— Start INFORMATION SHOWN —

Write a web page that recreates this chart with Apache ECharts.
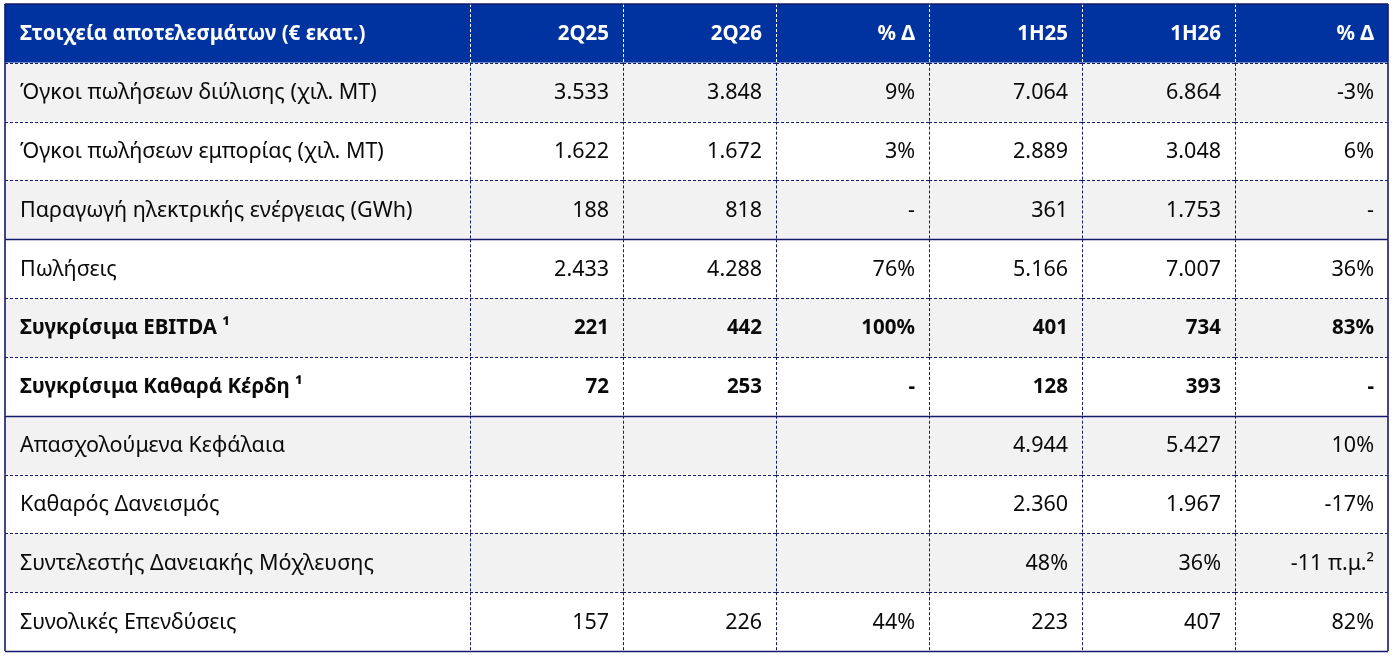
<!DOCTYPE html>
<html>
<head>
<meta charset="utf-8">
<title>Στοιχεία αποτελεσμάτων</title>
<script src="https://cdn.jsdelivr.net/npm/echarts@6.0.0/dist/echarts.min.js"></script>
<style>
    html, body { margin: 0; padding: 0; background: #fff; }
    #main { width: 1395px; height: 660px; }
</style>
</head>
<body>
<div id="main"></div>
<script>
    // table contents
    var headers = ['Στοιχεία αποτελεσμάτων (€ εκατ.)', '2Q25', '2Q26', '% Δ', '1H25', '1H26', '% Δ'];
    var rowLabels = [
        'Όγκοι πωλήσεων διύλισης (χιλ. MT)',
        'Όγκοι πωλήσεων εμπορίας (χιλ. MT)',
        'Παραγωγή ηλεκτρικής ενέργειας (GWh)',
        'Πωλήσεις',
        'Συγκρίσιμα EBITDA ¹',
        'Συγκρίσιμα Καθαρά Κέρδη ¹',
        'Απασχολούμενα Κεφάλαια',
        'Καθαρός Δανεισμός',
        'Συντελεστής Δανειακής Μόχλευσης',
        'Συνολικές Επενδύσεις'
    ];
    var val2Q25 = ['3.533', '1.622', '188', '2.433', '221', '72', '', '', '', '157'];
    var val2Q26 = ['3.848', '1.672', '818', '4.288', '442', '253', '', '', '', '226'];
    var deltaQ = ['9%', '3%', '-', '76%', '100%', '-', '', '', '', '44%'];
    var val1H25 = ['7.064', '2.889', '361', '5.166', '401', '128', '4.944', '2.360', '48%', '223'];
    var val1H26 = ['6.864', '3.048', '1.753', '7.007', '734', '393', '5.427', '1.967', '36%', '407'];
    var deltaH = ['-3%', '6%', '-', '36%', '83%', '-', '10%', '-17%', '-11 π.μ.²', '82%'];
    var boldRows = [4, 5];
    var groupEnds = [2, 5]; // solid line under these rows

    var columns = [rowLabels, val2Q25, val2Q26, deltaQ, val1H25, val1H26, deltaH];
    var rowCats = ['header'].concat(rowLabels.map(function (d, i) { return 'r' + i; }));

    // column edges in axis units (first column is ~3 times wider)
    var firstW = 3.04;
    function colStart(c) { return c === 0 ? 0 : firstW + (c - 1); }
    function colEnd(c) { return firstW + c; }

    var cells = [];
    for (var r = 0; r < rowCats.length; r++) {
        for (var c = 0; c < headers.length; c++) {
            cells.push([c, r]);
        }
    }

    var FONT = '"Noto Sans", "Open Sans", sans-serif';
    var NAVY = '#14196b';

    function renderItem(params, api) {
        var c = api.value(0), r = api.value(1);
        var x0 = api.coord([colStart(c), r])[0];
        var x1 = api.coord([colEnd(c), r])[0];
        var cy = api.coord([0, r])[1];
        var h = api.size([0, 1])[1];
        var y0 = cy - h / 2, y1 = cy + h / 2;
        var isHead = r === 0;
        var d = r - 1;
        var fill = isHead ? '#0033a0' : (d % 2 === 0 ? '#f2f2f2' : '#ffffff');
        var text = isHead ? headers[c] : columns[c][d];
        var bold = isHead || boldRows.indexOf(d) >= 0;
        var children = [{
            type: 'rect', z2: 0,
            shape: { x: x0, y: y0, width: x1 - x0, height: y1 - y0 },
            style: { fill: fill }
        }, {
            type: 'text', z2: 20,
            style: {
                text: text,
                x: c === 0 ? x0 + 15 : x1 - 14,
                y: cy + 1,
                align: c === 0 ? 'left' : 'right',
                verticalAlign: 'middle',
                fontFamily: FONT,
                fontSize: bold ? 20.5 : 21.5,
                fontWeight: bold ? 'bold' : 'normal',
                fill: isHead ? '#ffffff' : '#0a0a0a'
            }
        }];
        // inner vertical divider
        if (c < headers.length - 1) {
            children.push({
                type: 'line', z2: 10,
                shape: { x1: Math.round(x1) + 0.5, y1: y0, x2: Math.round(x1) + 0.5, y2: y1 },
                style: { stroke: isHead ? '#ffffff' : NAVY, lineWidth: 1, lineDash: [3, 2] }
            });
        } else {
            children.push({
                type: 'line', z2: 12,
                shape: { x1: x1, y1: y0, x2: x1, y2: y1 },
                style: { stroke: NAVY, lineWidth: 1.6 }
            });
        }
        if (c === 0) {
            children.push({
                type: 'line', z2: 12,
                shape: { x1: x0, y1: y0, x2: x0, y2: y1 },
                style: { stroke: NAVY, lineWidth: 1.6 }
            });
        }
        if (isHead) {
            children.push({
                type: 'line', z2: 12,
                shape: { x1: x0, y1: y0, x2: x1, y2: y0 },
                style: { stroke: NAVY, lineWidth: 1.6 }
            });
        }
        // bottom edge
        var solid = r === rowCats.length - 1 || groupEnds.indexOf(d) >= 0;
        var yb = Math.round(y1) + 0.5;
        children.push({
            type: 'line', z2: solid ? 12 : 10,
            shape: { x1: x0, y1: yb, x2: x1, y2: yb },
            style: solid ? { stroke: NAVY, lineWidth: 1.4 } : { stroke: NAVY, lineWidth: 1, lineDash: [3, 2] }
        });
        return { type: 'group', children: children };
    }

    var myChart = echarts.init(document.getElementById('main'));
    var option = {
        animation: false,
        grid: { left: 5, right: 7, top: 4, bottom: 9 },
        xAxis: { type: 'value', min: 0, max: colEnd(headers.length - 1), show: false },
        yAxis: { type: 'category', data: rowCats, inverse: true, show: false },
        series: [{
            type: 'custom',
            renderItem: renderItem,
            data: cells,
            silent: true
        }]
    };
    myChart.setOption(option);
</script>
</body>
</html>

— End INFORMATION SHOWN —

GOAL: Reproduce each line exactly, please, except for any pictures.

SOLVED PROBLEM:
Write a web page that recreates this chart with Apache ECharts.
<!DOCTYPE html>
<html>
<head>
<meta charset="utf-8">
<title>Στοιχεία αποτελεσμάτων</title>
<script src="https://cdn.jsdelivr.net/npm/echarts@6.0.0/dist/echarts.min.js"></script>
<style>
    html, body { margin: 0; padding: 0; background: #fff; }
    #main { width: 1395px; height: 660px; }
</style>
</head>
<body>
<div id="main"></div>
<script>
    // table contents
    var headers = ['Στοιχεία αποτελεσμάτων (€ εκατ.)', '2Q25', '2Q26', '% Δ', '1H25', '1H26', '% Δ'];
    var rowLabels = [
        'Όγκοι πωλήσεων διύλισης (χιλ. MT)',
        'Όγκοι πωλήσεων εμπορίας (χιλ. MT)',
        'Παραγωγή ηλεκτρικής ενέργειας (GWh)',
        'Πωλήσεις',
        'Συγκρίσιμα EBITDA ¹',
        'Συγκρίσιμα Καθαρά Κέρδη ¹',
        'Απασχολούμενα Κεφάλαια',
        'Καθαρός Δανεισμός',
        'Συντελεστής Δανειακής Μόχλευσης',
        'Συνολικές Επενδύσεις'
    ];
    var val2Q25 = ['3.533', '1.622', '188', '2.433', '221', '72', '', '', '', '157'];
    var val2Q26 = ['3.848', '1.672', '818', '4.288', '442', '253', '', '', '', '226'];
    var deltaQ = ['9%', '3%', '-', '76%', '100%', '-', '', '', '', '44%'];
    var val1H25 = ['7.064', '2.889', '361', '5.166', '401', '128', '4.944', '2.360', '48%', '223'];
    var val1H26 = ['6.864', '3.048', '1.753', '7.007', '734', '393', '5.427', '1.967', '36%', '407'];
    var deltaH = ['-3%', '6%', '-', '36%', '83%', '-', '10%', '-17%', '-11 π.μ.²', '82%'];
    var boldRows = [4, 5];
    var groupEnds = [2, 5]; // solid line under these rows

    var columns = [rowLabels, val2Q25, val2Q26, deltaQ, val1H25, val1H26, deltaH];
    var rowCats = ['header'].concat(rowLabels.map(function (d, i) { return 'r' + i; }));

    // column edges in axis units (first column is ~3 times wider)
    var firstW = 3.04;
    function colStart(c) { return c === 0 ? 0 : firstW + (c - 1); }
    function colEnd(c) { return firstW + c; }

    var cells = [];
    for (var r = 0; r < rowCats.length; r++) {
        for (var c = 0; c < headers.length; c++) {
            cells.push([c, r]);
        }
    }

    var FONT = '"Noto Sans", "Open Sans", sans-serif';
    var NAVY = '#14196b';

    function renderItem(params, api) {
        var c = api.value(0), r = api.value(1);
        var x0 = api.coord([colStart(c), r])[0];
        var x1 = api.coord([colEnd(c), r])[0];
        var cy = api.coord([0, r])[1];
        var h = api.size([0, 1])[1];
        var y0 = cy - h / 2, y1 = cy + h / 2;
        var isHead = r === 0;
        var d = r - 1;
        var fill = isHead ? '#0033a0' : (d % 2 === 0 ? '#f2f2f2' : '#ffffff');
        var text = isHead ? headers[c] : columns[c][d];
        var bold = isHead || boldRows.indexOf(d) >= 0;
        var children = [{
            type: 'rect', z2: 0,
            shape: { x: x0, y: y0, width: x1 - x0, height: y1 - y0 },
            style: { fill: fill }
        }, {
            type: 'text', z2: 20,
            style: {
                text: text,
                x: c === 0 ? x0 + 15 : x1 - 14,
                y: cy + 1,
                align: c === 0 ? 'left' : 'right',
                verticalAlign: 'middle',
                fontFamily: FONT,
                fontSize: bold ? 20.5 : 21.5,
                fontWeight: bold ? 'bold' : 'normal',
                fill: isHead ? '#ffffff' : '#0a0a0a'
            }
        }];
        // inner vertical divider
        if (c < headers.length - 1) {
            children.push({
                type: 'line', z2: 10,
                shape: { x1: Math.round(x1) + 0.5, y1: y0, x2: Math.round(x1) + 0.5, y2: y1 },
                style: { stroke: isHead ? '#ffffff' : NAVY, lineWidth: 1, lineDash: [3, 2] }
            });
        } else {
            children.push({
                type: 'line', z2: 12,
                shape: { x1: x1, y1: y0, x2: x1, y2: y1 },
                style: { stroke: NAVY, lineWidth: 1.6 }
            });
        }
        if (c === 0) {
            children.push({
                type: 'line', z2: 12,
                shape: { x1: x0, y1: y0, x2: x0, y2: y1 },
                style: { stroke: NAVY, lineWidth: 1.6 }
            });
        }
        if (isHead) {
            children.push({
                type: 'line', z2: 12,
                shape: { x1: x0, y1: y0, x2: x1, y2: y0 },
                style: { stroke: NAVY, lineWidth: 1.6 }
            });
        }
        // bottom edge
        var solid = r === rowCats.length - 1 || groupEnds.indexOf(d) >= 0;
        var yb = Math.round(y1) + 0.5;
        children.push({
            type: 'line', z2: solid ? 12 : 10,
            shape: { x1: x0, y1: yb, x2: x1, y2: yb },
            style: solid ? { stroke: NAVY, lineWidth: 1.4 } : { stroke: NAVY, lineWidth: 1, lineDash: [3, 2] }
        });
        return { type: 'group', children: children };
    }

    var myChart = echarts.init(document.getElementById('main'));
    var option = {
        animation: false,
        grid: { left: 5, right: 7, top: 4, bottom: 9 },
        xAxis: { type: 'value', min: 0, max: colEnd(headers.length - 1), show: false },
        yAxis: { type: 'category', data: rowCats, inverse: true, show: false },
        series: [{
            type: 'custom',
            renderItem: renderItem,
            data: cells,
            silent: true
        }]
    };
    myChart.setOption(option);
</script>
</body>
</html>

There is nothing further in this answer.